Our copy of Frederic Girnau’s Sandwich Book of All Nations: Over 300 Ways of Making Delicious Sandwiches, Appetizers, and Canapes is one of about 5 in public and academic library hands and is well worth a glance or two. The Frederic Girnau referenced in the title was actually the publisher and Mills wrote several books the company during the 1940s. She authored two books on preparing seafood and fish and game and waterfowl the “sportman’s way,” as well as pamphlets on cookies and international foods.

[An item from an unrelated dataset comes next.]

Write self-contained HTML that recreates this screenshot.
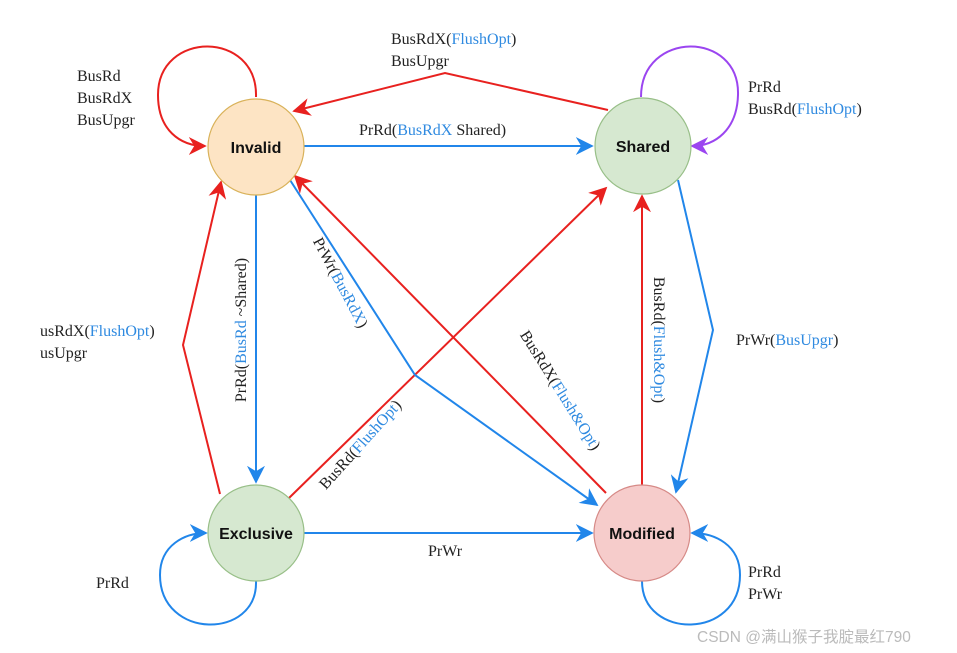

On a side note, if you asked me (archivist/blogger/foodie Kira, as usual!) in 2009, before I started working at Virginia Tech, before I encounter the History of Food & Drink Collection here, and before I spent 40% of my time thinking about food (back then it was only about 20%), the idea of a simple lettuce sandwich never occurred to me. Oh, how ignorant I was in those days! As regular readers may know, the lettuce sandwich has become a frequent guest on our blog, with a startling number of variations. This publication is no exception, with two recipes of its own…one of which starts with dipping the leaves in mayonnaise! (The other involves chopping leaves into strips with scissors, THEN applying the mayo.)

Lastly, it’s difficult to ignore the blatant and repetitive advertising going on in this publication. The bottom of every page reminds you to serve BEER with your sandwiches. It’s only fair to explain why this is the case, since it also gives me the chance to share the somewhat dated advertisement printed on the back. Without further ado, the front and back covers of our feature item:

Because nothing says “let’s picnic” more than a swell mustard-and-bread sandwich and an icy cold beer!